笑顔で会話をすることで、次第に理解し合えるようになると、達成感のようなものが生まれてきたりします。

自分のモチベーションを上げるには?

“笑顔を作ること”で、良い人間関係を築くことができ、目的や目標を達成できるのであれば、それは私の『内発的モチベーション』の上げ方かもしれません。

他にも、自分の感情スイッチを切り替えたい時、緑の多い公園を散策し、天に向かって伸びる木々を見上げることがあります。
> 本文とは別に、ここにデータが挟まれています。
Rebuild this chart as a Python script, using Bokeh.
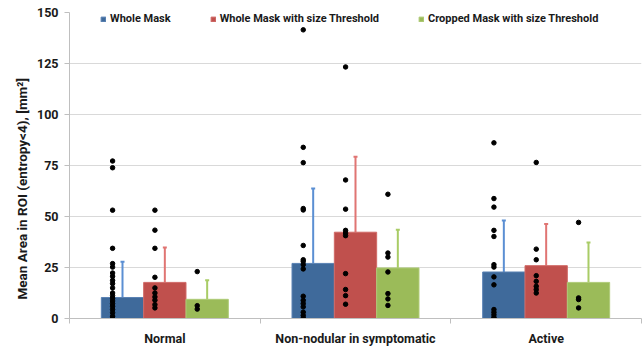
import numpy as np
from bokeh.plotting import figure
from bokeh.models import (ColumnDataSource, Range1d, FixedTicker, Whisker, TeeHead,
                          Legend, LegendItem, Title)
from bokeh.embed import file_html
from bokeh.resources import INLINE

categories = ["Normal", "Non-nodular in symptomatic", "Active"]
series = ["Whole Mask", "Whole Mask with size Threshold", "Cropped Mask with size Threshold"]

mean_whole = [10.3, 27.0, 22.8]
mean_whole_thr = [17.7, 42.3, 25.9]
mean_crop_thr = [9.4, 24.8, 17.7]

upper_whole = [27.8, 63.7, 48.0]
upper_whole_thr = [34.8, 79.3, 46.3]
upper_crop_thr = [18.7, 43.5, 37.3]

pts_whole_normal = [77.2, 73.9, 53.1, 34.4, 26.9, 25.2, 22.3, 20.7, 18.7, 17.1, 15.0,
                    12.5, 11.2, 9.9, 8.6, 7.3, 6.0, 4.4, 2.8, 1.1, 0.0]
pts_whole_nonnod = [141.5, 83.9, 76.4, 53.9, 53.2, 35.8, 28.8, 28.0, 26.4, 24.3, 10.9,
                    8.9, 7.3, 5.7, 3.1, 1.5, 0.2]
pts_whole_active = [86.1, 58.8, 54.6, 43.2, 40.2, 26.4, 25.2, 20.4, 16.5, 4.4, 3.1, 1.8,
                    0.5, 0.0]
pts_thr_normal = [53.1, 43.3, 34.4, 20.2, 15.0, 12.5, 10.6, 9.0, 6.8, 5.2]
pts_thr_nonnod = [123.3, 67.9, 53.6, 43.2, 41.9, 40.6, 22.0, 14.2, 11.2, 7.0]
pts_thr_active = [76.5, 34.0, 28.8, 21.0, 18.2, 15.8, 14.2, 12.5]
pts_crop_normal = [23.0, 6.3, 4.6]
pts_crop_nonnod = [60.9, 32.1, 30.1, 22.8, 12.2, 9.6, 6.4]
pts_crop_active = [47.1, 10.1, 9.3, 5.2]

y_ticks = [0, 25, 50, 75, 100, 125, 150]
y_title = "Mean Area in ROI (entropy<4), [mm\u00b2]"

means = [mean_whole, mean_whole_thr, mean_crop_thr]
uppers = [upper_whole, upper_whole_thr, upper_crop_thr]
points = [[pts_whole_normal, pts_whole_nonnod, pts_whole_active],
          [pts_thr_normal, pts_thr_nonnod, pts_thr_active],
          [pts_crop_normal, pts_crop_nonnod, pts_crop_active]]

bar_colors = ["#3F6A9B", "#C0504D", "#9BBB59"]
edge_colors = ["#5A82B4", "#D06A67", "#AFCB78"]
err_colors = ["#5B8FD3", "#E07573", "#A9CC66"]
offsets = [-0.222, 0.0, 0.222]
bar_w = 0.222
dot_shift = -0.052

FONT = "Roboto"
TXT = "#1a1a1a"
AX = "#BFBFBF"

p = figure(width=644, height=348, output_backend="svg", toolbar_location=None,
           x_range=Range1d(0, 3), y_range=Range1d(0, 150),
           min_border_left=69, min_border_right=3, min_border_top=12, min_border_bottom=29)
p.outline_line_color = None
p.background_fill_color = "white"
p.border_fill_color = "white"

x_idx = np.arange(len(categories)) + 0.5

renderers = []
for s in range(3):
    src = ColumnDataSource(dict(x=x_idx + offsets[s], top=means[s], upper=uppers[s]))
    r = p.vbar(x="x", top="top", bottom=0, width=bar_w, source=src,
               fill_color=bar_colors[s], line_color=edge_colors[s], line_width=1)
    renderers.append(r)
    w = Whisker(source=src, base="x", lower="top", upper="upper", dimension="height",
                line_color=err_colors[s], line_width=2,
                upper_head=TeeHead(size=4, line_color=err_colors[s], line_width=2),
                lower_head=None)
    p.add_layout(w)

for s in range(3):
    xs, ys = [], []
    for c in range(3):
        vals = points[s][c]
        xs += [x_idx[c] + offsets[s] + dot_shift] * len(vals)
        ys += vals
    p.scatter(xs, ys, size=4.5, color="black")

# grid
p.xgrid.grid_line_color = None
p.ygrid.grid_line_color = "#D9D9D9"
p.ygrid.grid_line_width = 1
p.ygrid.ticker = FixedTicker(ticks=y_ticks)

# y axis
p.yaxis.ticker = FixedTicker(ticks=y_ticks)
p.yaxis.axis_line_color = AX
p.yaxis.major_tick_line_color = AX
p.yaxis.major_tick_out = 5
p.yaxis.major_tick_in = 0
p.yaxis.minor_tick_line_color = None
p.yaxis.major_label_text_font = FONT
p.yaxis.major_label_text_font_style = "bold"
p.yaxis.major_label_text_font_size = "12.5px"
p.yaxis.major_label_text_color = TXT
p.yaxis.major_label_standoff = 6

# y title placed as in the reference (a bit below the frame centre)
p.add_layout(Title(text=y_title, align="left", offset=19, standoff=8,
                   text_font=FONT, text_font_style="bold", text_font_size="13.5px",
                   text_color=TXT), "left")

# x axis
p.xaxis.ticker = FixedTicker(ticks=list(x_idx), minor_ticks=[0, 1, 2, 3])
p.xaxis.major_label_overrides = {float(x): c for x, c in zip(x_idx, categories)}
p.xaxis.axis_line_color = AX
p.xaxis.major_tick_line_color = None
p.xaxis.major_tick_out = 0
p.xaxis.major_tick_in = 0
p.xaxis.minor_tick_line_color = AX
p.xaxis.minor_tick_out = 5
p.xaxis.minor_tick_in = 0
p.xaxis.major_label_text_font = FONT
p.xaxis.major_label_text_font_style = "bold"
p.xaxis.major_label_text_font_size = "12.5px"
p.xaxis.major_label_text_color = TXT
p.xaxis.major_label_standoff = 7

legend = Legend(items=[LegendItem(label=series[i], renderers=[renderers[i]]) for i in range(3)],
                orientation="horizontal", location=(31, 293),
                glyph_width=6, glyph_height=6, label_standoff=4, spacing=39,
                padding=0, margin=0, border_line_color=None,
                background_fill_alpha=0,
                label_text_font=FONT, label_text_font_style="bold",
                label_text_font_size="11px", label_text_color=TXT,
                label_height=12)
p.add_layout(legend, "center")

open("out.html", "w").write(file_html(p, INLINE))
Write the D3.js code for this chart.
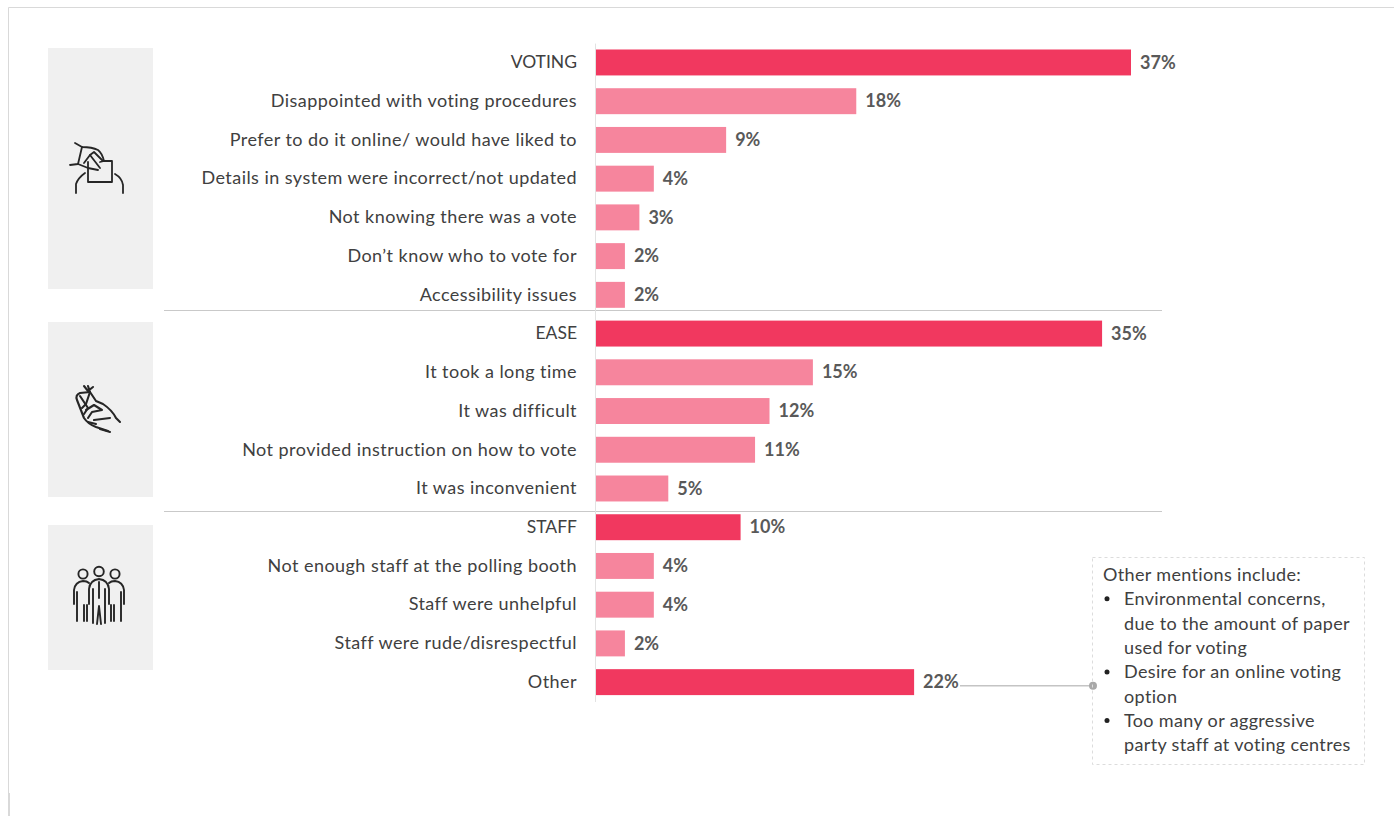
<!DOCTYPE html>
<html>
<head>
<meta charset="utf-8">
<title>Reasons for dissatisfaction with voting</title>
<script src="https://cdn.jsdelivr.net/npm/d3@7/dist/d3.min.js"></script>
<style>
  html, body { margin: 0; padding: 0; background: #fff; }
  svg { display: block; font-family: Lato, "Open Sans", sans-serif; }
</style>
</head>
<body>
<svg id="chart" width="1394" height="816"></svg>
<script>
// Reasons and their shares, in reading order
const categories = [
  "VOTING", "Disappointed with voting procedures", "Prefer to do it online/ would have liked to",
  "Details in system were incorrect/not updated", "Not knowing there was a vote",
  "Don’t know who to vote for", "Accessibility issues",
  "EASE", "It took a long time", "It was difficult", "Not provided instruction on how to vote",
  "It was inconvenient",
  "STAFF", "Not enough staff at the polling booth", "Staff were unhelpful", "Staff were rude/disrespectful",
  "Other"
];
const values = [37, 18, 9, 4, 3, 2, 2, 35, 15, 12, 11, 5, 10, 4, 4, 2, 22];
const headlineRows = ["VOTING", "EASE", "STAFF", "Other"];
const noteHeading = "Other mentions include:";
const noteBullets = [
  ["Environmental concerns,", "due to the amount of paper", "used for voting"],
  ["Desire for an online voting", "option"],
  ["Too many or aggressive", "party staff at voting centres"]
];

const HEADLINE = "#f1385f", DETAIL = "#f6859d", TEXT = "#404040", RULE = "#c9c9c9";

const svg = d3.select("#chart");
const x = d3.scaleLinear().domain([0, 37]).range([596, 1131]);
const y = d3.scaleBand().domain(categories).range([43.1, 701.5]).paddingInner(0.33).paddingOuter(0.165);

// Page frame
const frame = svg.append("g").attr("stroke", "#d9d9d9").attr("fill", "none");
frame.append("path").attr("d", "M8.5,816V7.5H1394");
frame.append("path").attr("d", "M9,793V816").attr("stroke-width", 2);

// Grey icon panels behind each group
const panels = svg.append("g").attr("fill", "#f0f0f0");
[[48, 241], [322, 175], [525, 145]].forEach(([top, h]) =>
  panels.append("rect").attr("x", 48).attr("y", top).attr("width", 105).attr("height", h));

// Rules separating the groups
svg.append("g").attr("stroke", RULE).selectAll("line").data([310.5, 511.5]).join("line")
  .attr("x1", 164).attr("x2", 1162).attr("y1", d => d).attr("y2", d => d);

// Bars
const rows = categories.map((name, i) => ({ name, value: values[i] }));
svg.append("g").selectAll("rect").data(rows).join("rect")
  .attr("x", x(0)).attr("y", d => y(d.name))
  .attr("width", d => x(d.value) - x(0)).attr("height", y.bandwidth())
  .attr("fill", d => headlineRows.includes(d.name) ? HEADLINE : DETAIL);

// Category axis; capitals run narrower than the mixed-case labels
const axis = svg.append("g").attr("transform", `translate(${x(0) - 1},0)`)
  .call(d3.axisLeft(y).tickSize(0).tickPadding(18));
axis.select(".domain").attr("stroke", "#e2e2e2");
axis.selectAll("text")
  .attr("font-family", "Lato").attr("fill", TEXT).attr("dy", "0.32em")
  .attr("font-size", d => d === d.toUpperCase() ? 17.5 : 18)
  .attr("letter-spacing", d => d === d.toUpperCase() ? 0 : 0.45);

// Leader from the Other bar to the note
const otherY = y("Other") + y.bandwidth() / 2 + 3.5;
svg.append("line").attr("x1", 960).attr("x2", 1093).attr("y1", otherY).attr("y2", otherY).attr("stroke", "#c4c4c4").attr("stroke-width", 1.5);
svg.append("circle").attr("cx", 1093).attr("cy", otherY).attr("r", 4).attr("fill", "#a8a8a8");

// Value labels
svg.append("g").selectAll("text").data(rows).join("text")
  .attr("x", d => x(d.value) + 9).attr("y", d => y(d.name) + y.bandwidth() / 2)
  .attr("dy", "0.34em").attr("font-size", 18).attr("font-weight", 700).attr("fill", "#595959")
  .text(d => d.value + "%");

// Note box
svg.append("rect").attr("x", 1092.5).attr("y", 557.5).attr("width", 272).attr("height", 207)
  .attr("fill", "none").attr("stroke", "#dcdcdc").attr("stroke-dasharray", "3 3");
const note = svg.append("g").attr("font-size", 18).attr("fill", TEXT).attr("letter-spacing", 0.35);
const lineStep = 24.35;
note.append("text").attr("x", 1103).attr("y", 581).text(noteHeading);
let lineIndex = 1;
noteBullets.forEach(lines => {
  note.append("circle").attr("cx", 1107).attr("cy", 574.5 + lineIndex * lineStep).attr("r", 2.5).attr("fill", "#222");
  lines.forEach(line => {
    note.append("text").attr("x", 1124).attr("y", 581 + lineIndex * lineStep).text(line);
    lineIndex += 1;
  });
});

// Line-art icons
const icons = svg.append("g").attr("fill", "none").attr("stroke", "#262626")
  .attr("stroke-linecap", "round").attr("stroke-linejoin", "round");

const ballot = icons.append("g").attr("stroke-width", 1.8);
[
  "M88,162V182H112V161H103",
  "M76,193V184Q78,178 85,173",
  "M115,174Q122,178 123,185V193",
  "M75,143L82,147Q92,147 98,150Q102,153 104,161L100,162",
  "M82,147L78,164L70,165",
  "M78,164L88,168L98,170",
  "M84,163L90,155L100,168",
  "M90,155L94,152L103,161"
].forEach(d => ballot.append("path").attr("d", d));

const snap = icons.append("g").attr("stroke-width", 2.1);
[
  "M84,386L88,391L93,387M88,386L90,392",
  "M90,392L80,393Q75,395 77,400L84,418Q88,424 96,427L108,431",
  "M90,392L96,401L103,404Q112,410 116,418L120,422",
  "M80,396L88,408L84,414",
  "M90,392L86,404L82,408",
  "M86,410L94,405L102,410L92,412L88,418",
  "M94,420L110,418",
  "M88,422L96,424",
  "M100,429L110,432"
].forEach(d => snap.append("path").attr("d", d));

const people = icons.append("g").attr("stroke-width", 1.9);
[[83, 574], [115, 574]].forEach(([cx, cy]) =>
  people.append("circle").attr("cx", cx).attr("cy", cy).attr("r", 4.6));
people.append("circle").attr("cx", 99).attr("cy", 571.5).attr("r", 4.8);
[
  "M74,604V590Q75,582 83,581Q87,581 89,583",
  "M124,604V590Q123,582 115,581Q111,581 109,583",
  "M89,604V589Q90,580 99,579Q108,580 109,589V604",
  "M77,592V621M84,605V621M87,605V621",
  "M121,592V621M114,605V621M111,605V621",
  "M93,589V623M105,589V623",
  "M99,582V598M97,624L99,606L101,624"
].forEach(d => people.append("path").attr("d", d));
</script>
</body>
</html>
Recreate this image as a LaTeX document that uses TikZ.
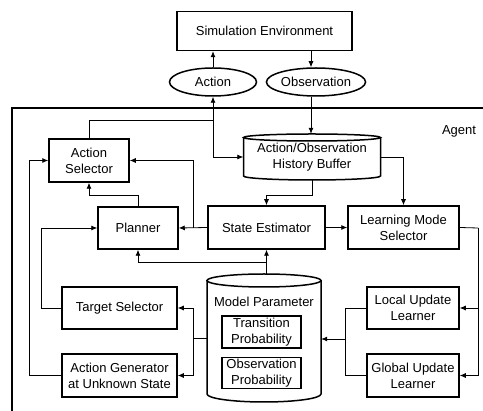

何十年も何百年も生き抜いてきた木々に比べれば、目の前で起きていることが、とっても小さく見えてきます。

また、複数の案件を抱えて思考を整理しなくてはならない時には、パソコンの前を離れ、近所のホームセンターに行くこともあります。
整然と並べられた資材や工具を見て回るだけで、自分の頭の中も整理されていくような気になるのです。
自分の仕事と直接結びつくわけではないのに「コレとコレを使うと何かできそう」などと想像を膨らませていると、あっという間に時間が経ってしまいます。
『内発的モチベーション』は、時が経つのも忘れて夢中になれること…とも言われますから、ホームセンターは、私をワクワクさせてくれる居心地のいい場所と言えるでしょう。

自分は「どんな人やどんな場所に癒されるか」「どんなことにワクワクするか」「どんなことに喜びを感じるか」などを思い起こすと、自分の『安心領域』が広がります。

そして、その『安心領域』を知っておけば、感情が乱れたり落ち着かない時、気力がなくなった時に、自身でモチベーションを上げることができるようになるのではないでしょうか。